What tends to make a difference is how information is validated and how decisions are challenged. That includes independently verifying end use and end user, understanding the full transaction chain rather than just the immediate counterparty, and testing transactions in a way that goes beyond document review.
It also requires a clear separation between commercial pressure and compliance decision making, along with escalation paths that do more than record concerns and actually influence outcomes.
This is less about building a larger compliance program and more about building one that can see what is actually happening.
Final Thought
If there is one consistent lesson across the cases that FD Associates has seen over the years, it is this:
The biggest risk is not what companies do not know (although this is obviously important), it is what they believe to be true, but have never independently verified.

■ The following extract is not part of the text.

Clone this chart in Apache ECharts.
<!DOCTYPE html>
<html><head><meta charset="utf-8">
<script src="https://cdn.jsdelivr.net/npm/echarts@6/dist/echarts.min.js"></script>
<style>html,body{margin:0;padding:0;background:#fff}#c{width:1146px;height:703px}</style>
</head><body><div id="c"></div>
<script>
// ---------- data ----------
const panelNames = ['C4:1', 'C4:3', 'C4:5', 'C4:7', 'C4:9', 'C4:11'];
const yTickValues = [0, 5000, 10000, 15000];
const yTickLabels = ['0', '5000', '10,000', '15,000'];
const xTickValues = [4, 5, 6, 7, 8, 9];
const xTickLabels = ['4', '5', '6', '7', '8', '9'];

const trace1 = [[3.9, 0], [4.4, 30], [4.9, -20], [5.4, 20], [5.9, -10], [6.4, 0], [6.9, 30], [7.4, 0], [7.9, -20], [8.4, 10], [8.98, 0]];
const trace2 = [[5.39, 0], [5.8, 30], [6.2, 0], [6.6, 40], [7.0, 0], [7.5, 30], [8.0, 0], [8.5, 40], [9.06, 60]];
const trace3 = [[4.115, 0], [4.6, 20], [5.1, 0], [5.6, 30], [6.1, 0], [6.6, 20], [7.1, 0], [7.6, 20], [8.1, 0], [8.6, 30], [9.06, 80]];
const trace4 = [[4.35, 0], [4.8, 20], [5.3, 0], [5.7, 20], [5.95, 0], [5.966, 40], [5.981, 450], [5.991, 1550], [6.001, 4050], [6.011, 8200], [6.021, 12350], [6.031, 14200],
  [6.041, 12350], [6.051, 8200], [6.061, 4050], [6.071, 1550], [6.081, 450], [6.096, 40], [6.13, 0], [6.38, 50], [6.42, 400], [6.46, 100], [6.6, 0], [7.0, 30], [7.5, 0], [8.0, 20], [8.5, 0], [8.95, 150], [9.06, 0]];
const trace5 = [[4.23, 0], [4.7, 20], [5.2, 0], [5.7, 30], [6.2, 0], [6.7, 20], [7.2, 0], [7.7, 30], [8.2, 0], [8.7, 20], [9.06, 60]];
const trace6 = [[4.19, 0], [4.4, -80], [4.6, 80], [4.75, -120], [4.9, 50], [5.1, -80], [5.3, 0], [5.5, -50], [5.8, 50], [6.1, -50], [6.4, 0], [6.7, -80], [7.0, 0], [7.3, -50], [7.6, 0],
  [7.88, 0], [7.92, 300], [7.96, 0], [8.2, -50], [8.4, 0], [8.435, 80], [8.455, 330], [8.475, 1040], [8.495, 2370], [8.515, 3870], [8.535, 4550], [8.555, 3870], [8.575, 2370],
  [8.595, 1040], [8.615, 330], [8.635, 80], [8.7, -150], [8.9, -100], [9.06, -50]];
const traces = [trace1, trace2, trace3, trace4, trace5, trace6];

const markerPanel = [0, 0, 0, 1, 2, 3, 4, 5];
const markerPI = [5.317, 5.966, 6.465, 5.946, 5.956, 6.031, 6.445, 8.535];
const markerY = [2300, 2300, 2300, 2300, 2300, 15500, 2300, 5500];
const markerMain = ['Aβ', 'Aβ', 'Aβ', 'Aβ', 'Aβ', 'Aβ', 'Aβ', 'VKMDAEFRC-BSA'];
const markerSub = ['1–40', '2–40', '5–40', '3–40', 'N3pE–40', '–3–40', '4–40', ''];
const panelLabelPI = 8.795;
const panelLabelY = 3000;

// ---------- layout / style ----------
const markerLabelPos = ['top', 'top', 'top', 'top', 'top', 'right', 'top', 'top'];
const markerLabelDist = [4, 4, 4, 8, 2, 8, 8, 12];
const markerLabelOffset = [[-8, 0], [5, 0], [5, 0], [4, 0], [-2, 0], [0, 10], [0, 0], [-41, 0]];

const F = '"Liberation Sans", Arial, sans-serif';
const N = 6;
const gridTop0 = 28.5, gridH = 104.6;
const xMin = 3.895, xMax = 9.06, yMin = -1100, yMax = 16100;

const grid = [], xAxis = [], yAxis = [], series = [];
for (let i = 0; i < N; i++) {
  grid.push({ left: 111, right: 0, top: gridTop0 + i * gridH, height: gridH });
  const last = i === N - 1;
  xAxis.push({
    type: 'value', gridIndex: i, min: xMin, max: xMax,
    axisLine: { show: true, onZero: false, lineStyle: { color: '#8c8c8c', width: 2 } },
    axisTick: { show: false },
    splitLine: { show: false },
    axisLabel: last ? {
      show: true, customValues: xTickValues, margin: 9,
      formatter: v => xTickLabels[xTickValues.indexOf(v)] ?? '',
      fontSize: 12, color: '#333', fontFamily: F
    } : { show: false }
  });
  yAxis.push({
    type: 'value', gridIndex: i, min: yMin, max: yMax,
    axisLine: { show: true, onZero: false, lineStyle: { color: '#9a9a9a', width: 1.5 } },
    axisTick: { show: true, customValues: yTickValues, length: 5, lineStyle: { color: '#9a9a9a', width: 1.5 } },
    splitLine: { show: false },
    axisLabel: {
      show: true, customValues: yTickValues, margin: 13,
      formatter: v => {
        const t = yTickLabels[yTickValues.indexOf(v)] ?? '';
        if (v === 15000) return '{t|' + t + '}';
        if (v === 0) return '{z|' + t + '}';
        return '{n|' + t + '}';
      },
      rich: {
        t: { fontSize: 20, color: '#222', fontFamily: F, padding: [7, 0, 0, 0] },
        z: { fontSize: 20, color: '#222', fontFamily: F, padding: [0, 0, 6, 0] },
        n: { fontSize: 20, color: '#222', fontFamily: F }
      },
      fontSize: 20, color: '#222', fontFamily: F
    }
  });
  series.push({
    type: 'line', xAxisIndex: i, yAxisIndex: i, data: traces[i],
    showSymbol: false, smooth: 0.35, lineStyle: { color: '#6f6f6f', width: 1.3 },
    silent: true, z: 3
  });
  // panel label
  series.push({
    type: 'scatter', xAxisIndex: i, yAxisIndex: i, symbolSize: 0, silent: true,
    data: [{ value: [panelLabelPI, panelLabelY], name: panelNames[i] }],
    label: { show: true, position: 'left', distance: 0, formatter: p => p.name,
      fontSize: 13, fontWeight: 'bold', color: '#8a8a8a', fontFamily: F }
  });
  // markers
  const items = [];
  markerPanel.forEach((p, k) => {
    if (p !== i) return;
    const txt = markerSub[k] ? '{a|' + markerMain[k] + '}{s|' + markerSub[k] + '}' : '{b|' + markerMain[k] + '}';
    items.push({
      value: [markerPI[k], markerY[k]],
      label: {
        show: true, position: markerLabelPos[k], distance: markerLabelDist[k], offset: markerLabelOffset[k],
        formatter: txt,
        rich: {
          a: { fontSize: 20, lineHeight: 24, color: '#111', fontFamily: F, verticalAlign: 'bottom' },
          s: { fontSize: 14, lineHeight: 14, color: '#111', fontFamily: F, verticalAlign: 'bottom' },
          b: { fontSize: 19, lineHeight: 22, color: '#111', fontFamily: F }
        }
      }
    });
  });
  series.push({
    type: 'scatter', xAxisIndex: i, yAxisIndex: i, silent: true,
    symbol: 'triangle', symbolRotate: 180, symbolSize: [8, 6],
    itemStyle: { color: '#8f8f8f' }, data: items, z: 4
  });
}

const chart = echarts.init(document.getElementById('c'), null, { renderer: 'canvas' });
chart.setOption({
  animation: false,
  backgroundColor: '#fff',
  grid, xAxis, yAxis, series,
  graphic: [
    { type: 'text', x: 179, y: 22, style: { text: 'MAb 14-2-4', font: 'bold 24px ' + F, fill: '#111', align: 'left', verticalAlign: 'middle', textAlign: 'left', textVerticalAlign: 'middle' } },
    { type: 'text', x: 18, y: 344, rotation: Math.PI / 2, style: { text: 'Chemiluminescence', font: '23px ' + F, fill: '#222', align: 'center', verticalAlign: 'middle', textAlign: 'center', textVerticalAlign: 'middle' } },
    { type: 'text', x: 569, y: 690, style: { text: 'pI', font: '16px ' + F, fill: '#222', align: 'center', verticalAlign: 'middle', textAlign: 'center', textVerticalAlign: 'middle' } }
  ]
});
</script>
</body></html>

In real time, everything looks right using our normal compliance program lens. The transaction moves forward, all the paperwork aligns and the approvals are in place. There is no obvious reason to stop.
It looks like a clean play.
But as we have discussed, the best diversion schemes work like a well executed play that only reveals itself on replay. At full speed, nothing stands out. It is only when you slow it down and look at the full sequence do the details start to show. By then, it is too late.
From our experience, this is where most compliance programs begin to break down. Not because there are no rules, and not because there is no process, but because there is a belief that what is being seen reflects what is actually happening. As we note here, and in many other cases, it does not. And that gap, between what appears to be true and what is actually happening, is where serious compliance failures live.
If these issues resonate, maybe it is time to take a closer look at your compliance process before you need the replay.